/05
Buttermilk Pie With Raspberry Sauce
Source: Martha Stewart Living
This tangy pie tastes best when it has been chilled overnight in the
refrigerator.
1 prepared 8-inch graham-cracker crust
1 large egg white, beaten until frothy
For the Filling:
2/3 cup packed light-brown sugar
3 tablespoons all-purpose flour
3 large eggs
1 1/4 cups low-fat buttermilk, well shaken
3 tablespoons unsalted butter, melted
1/4 teaspoon salt
For the Raspberry Sauce:
1/2 pint (1 cup) raspberries
2 tablespoons granulated sugar
1/2 teaspoon lemon zest
Preheat oven to 350°. Place crust (in its pan) on a baking sheet.
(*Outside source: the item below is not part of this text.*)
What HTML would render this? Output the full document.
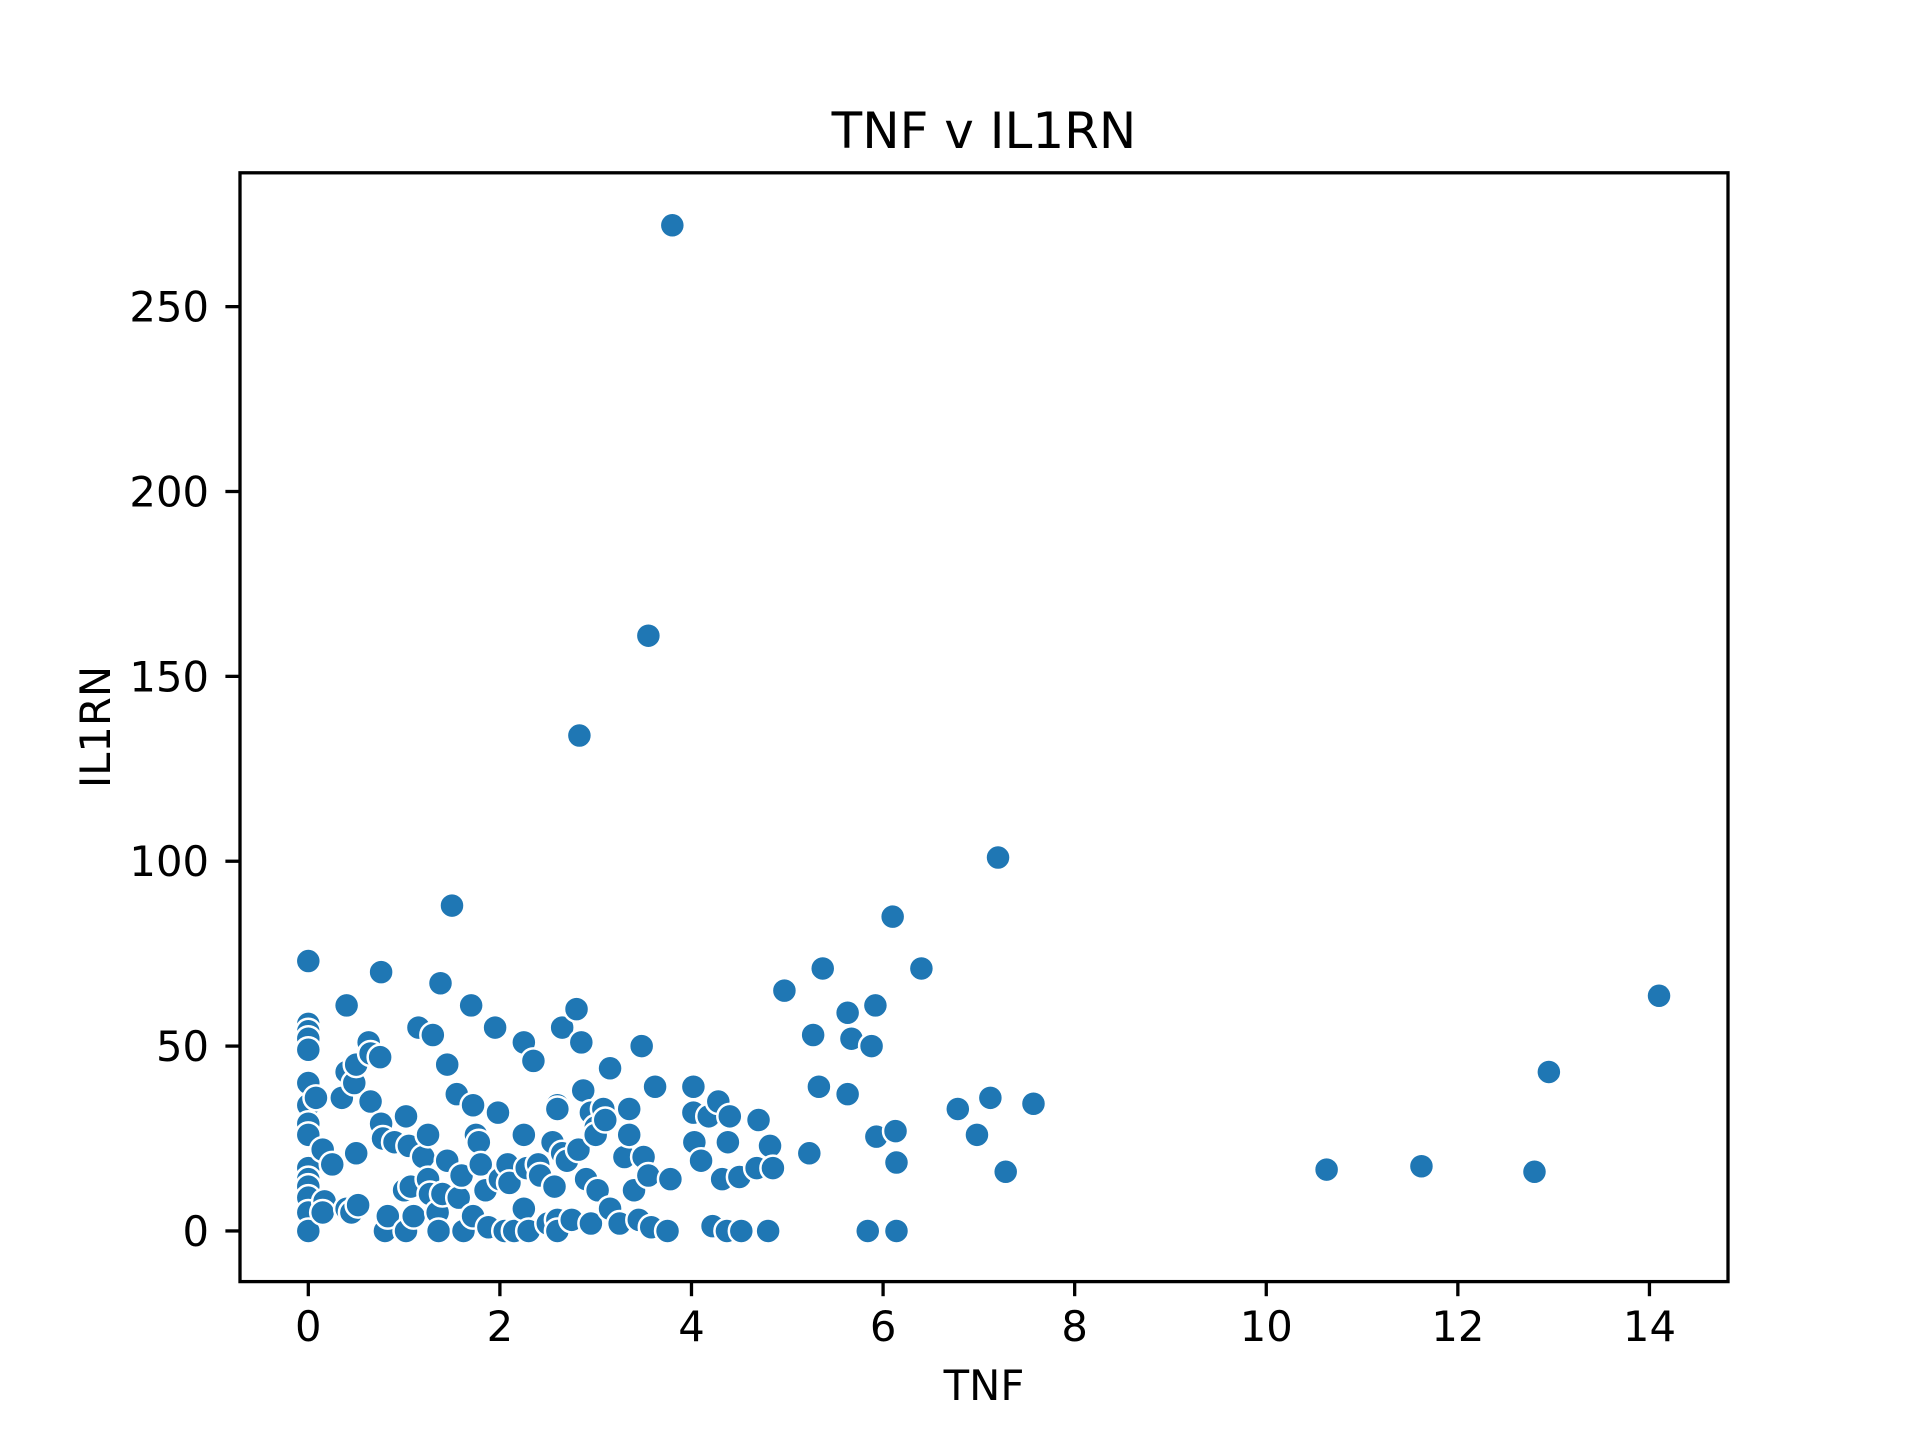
<!DOCTYPE html>
<html><head><meta charset="utf-8">
<style>
html,body{margin:0;padding:0;background:#fff;}
svg{display:block;font-family:"DejaVu Sans","Liberation Sans",sans-serif;}
</style></head>
<body>
<svg id="chart" width="1920" height="1440" viewBox="0 0 1920 1440" xmlns="http://www.w3.org/2000/svg">
<rect x="0" y="0" width="1920" height="1440" fill="#fff"/>
<text x="984" y="148" font-size="50" text-anchor="middle">TNF v IL1RN</text>
<g id="points"></g>
<rect x="240" y="172.8" width="1488" height="1108.8" fill="none" stroke="#000" stroke-width="3.3"/>
<g id="xticks"></g>
<g id="yticks"></g>
<text x="984" y="1400" font-size="41.7" text-anchor="middle">TNF</text>
<text x="110" y="727" font-size="41.7" text-anchor="middle" transform="rotate(-90 110 727)">IL1RN</text>
</svg>
<script>
const tnfValues = [0,0,0,0,0,0,0,0,0,0,0,0,0,0,0,
0.08,0.15,0.17,0.15,0.25,0.35,0.4,0.4,0.4,0.45,0.48,0.5,0.5,0.52,0.63,0.65,0.65,0.75,0.76,0.76,0.78,0.8,0.83,0.9,1.0,1.02,1.02,1.05,1.07,1.1,1.15,1.2,1.25,1.25,1.27,1.3,1.35,1.36,1.38,1.4,1.45,1.45,1.5,1.55,1.57,1.6,1.62,1.7,1.72,1.72,1.75,1.78,1.8,1.85,1.88,1.95,1.98,2.0,2.05,2.08,2.1,2.15,2.25,2.25,2.25,2.28,2.3,2.35,2.4,2.42,2.5,2.55,2.57,2.6,2.6,2.6,2.6,2.65,2.65,2.7,2.75,2.8,2.83,2.82,2.85,2.87,2.9,2.95,2.95,3.0,3.0,3.02,3.08,3.1,3.15,3.15,3.25,3.3,3.35,3.35,3.4,3.45,3.48,3.5,3.55,3.55,3.58,3.62,3.75,3.8,3.78,
4.02,4.02,4.03,4.1,4.18,4.22,4.28,4.32,4.37,4.38,4.4,4.5,4.52,4.68,4.7,4.8,4.82,4.85,4.97,5.23,5.27,5.33,5.37,5.63,5.63,5.67,5.84,5.88,5.92,5.93,6.1,6.13,6.14,6.14,6.4,6.78,6.98,7.12,7.2,7.28,7.57,10.63,11.62,12.8,12.95,14.1];
const il1rnValues = [73,56,54,52,49,40,34,29,26,17,14,12,9,5,0,
36,22,8,5,18,36,43,61,6,5,40,45,21,7,51,48,35,47,70,29,25,0,4,24,11,31,0,23,12,4,55,20,26,14,10,53,5,0,67,10,45,19,88,37,9,15,0,61,34,4,26,24,18,11,1,55,32,14,0,18,13,0,51,26,6,17,0,46,18,15,2,24,12,34,33,3,0,55,21,19,3,60,134,22,51,38,14,2,32,28,26,11,33,30,44,6,2,20,26,33,11,3,50,20,161,15,1,39,0,272,14,
39,32,24,19,31,1.3,35,14,0,24,31,14.6,0,17,30,0,23,17,65,21,53,39,71,59,37,52,0,50,61,25.5,85,27,18.5,0,71,33,26,36,101,16,34.4,16.6,17.5,16,43,63.6];
const xTickValues = [0,2,4,6,8,10,12,14];
const yTickValues = [0,50,100,150,200,250];

const X0=240,X1=1728,Y0=1281.6,Y1=172.8;
const xMin=-0.713,xMax=14.82,yMin=-13.7,yMax=286.2;
function xScale(v){return X0+(v-xMin)/(xMax-xMin)*(X1-X0);}
function yScale(v){return Y0-(v-yMin)/(yMax-yMin)*(Y0-Y1);}
const NS="http://www.w3.org/2000/svg";
const pg=document.getElementById('points');
for(let i=0;i<tnfValues.length;i++){
  const c=document.createElementNS(NS,'circle');
  c.setAttribute('cx',xScale(tnfValues[i]));
  c.setAttribute('cy',yScale(il1rnValues[i]));
  c.setAttribute('r',12.5);
  c.setAttribute('fill','#1f77b4');
  c.setAttribute('stroke','#fff');
  c.setAttribute('stroke-width',2.5);
  
  
  pg.appendChild(c);
}
const xg=document.getElementById('xticks');
xTickValues.forEach(v=>{
  const x=xScale(v);
  const l=document.createElementNS(NS,'line');
  l.setAttribute('x1',x);l.setAttribute('x2',x);l.setAttribute('y1',Y0);l.setAttribute('y2',Y0+14.6);
  l.setAttribute('stroke','#000');l.setAttribute('stroke-width',3.3);
  
  
  xg.appendChild(l);
  const t=document.createElementNS(NS,'text');
  t.setAttribute('x',x);t.setAttribute('y',1341);t.setAttribute('font-size',41.7);t.setAttribute('text-anchor','middle');
  t.textContent=v;
  
  
  xg.appendChild(t);
});
const yg=document.getElementById('yticks');
yTickValues.forEach(v=>{
  const y=yScale(v);
  const l=document.createElementNS(NS,'line');
  l.setAttribute('x1',X0-14.6);l.setAttribute('x2',X0);l.setAttribute('y1',y);l.setAttribute('y2',y);
  l.setAttribute('stroke','#000');l.setAttribute('stroke-width',3.3);
  
  
  yg.appendChild(l);
  const t=document.createElementNS(NS,'text');
  t.setAttribute('x',209);t.setAttribute('y',y+15);t.setAttribute('font-size',41.7);t.setAttribute('text-anchor','end');
  t.textContent=v;
  
  
  yg.appendChild(t);
});
</script>
</body></html>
Brush crust
lightly with some egg white; discard remainder. Bake until crisp and slightly
darkened, 6 to 8 minutes. Set aside to cool.
Make the Filling: In a food processor, process sugar and flour until well
combined. Add eggs; process until smooth. Add buttermilk, butter, and salt;
process just until blended. Pour into crust.
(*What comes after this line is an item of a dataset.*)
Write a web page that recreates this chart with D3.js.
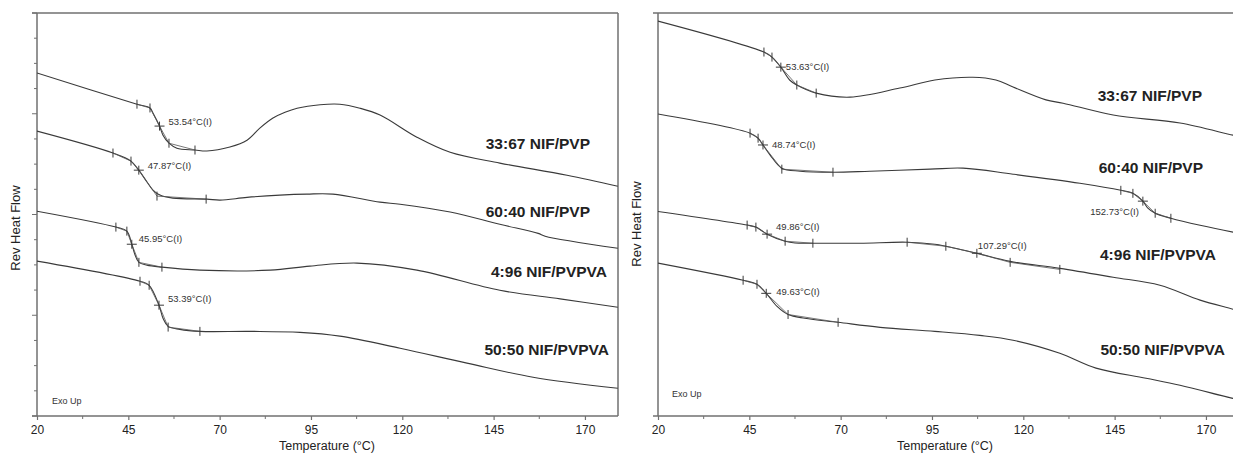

Bake until filling is almost set but center still jiggles slightly when pan is
gently shaken, 35 to 40 minutes.
Make the Raspberry Sauce: Combine raspberries, sugar, and lemon zest in a
bowl. Lightly mash about half the raspberries with a fork. Let sit at least 10
minutes to allow juices to release.
Transfer pie to a rack; cool completely. Cover, and refrigerate at least 2 hours
and up to 2 days. To serve, slice pie and drizzle slices with Raspberry Sauce.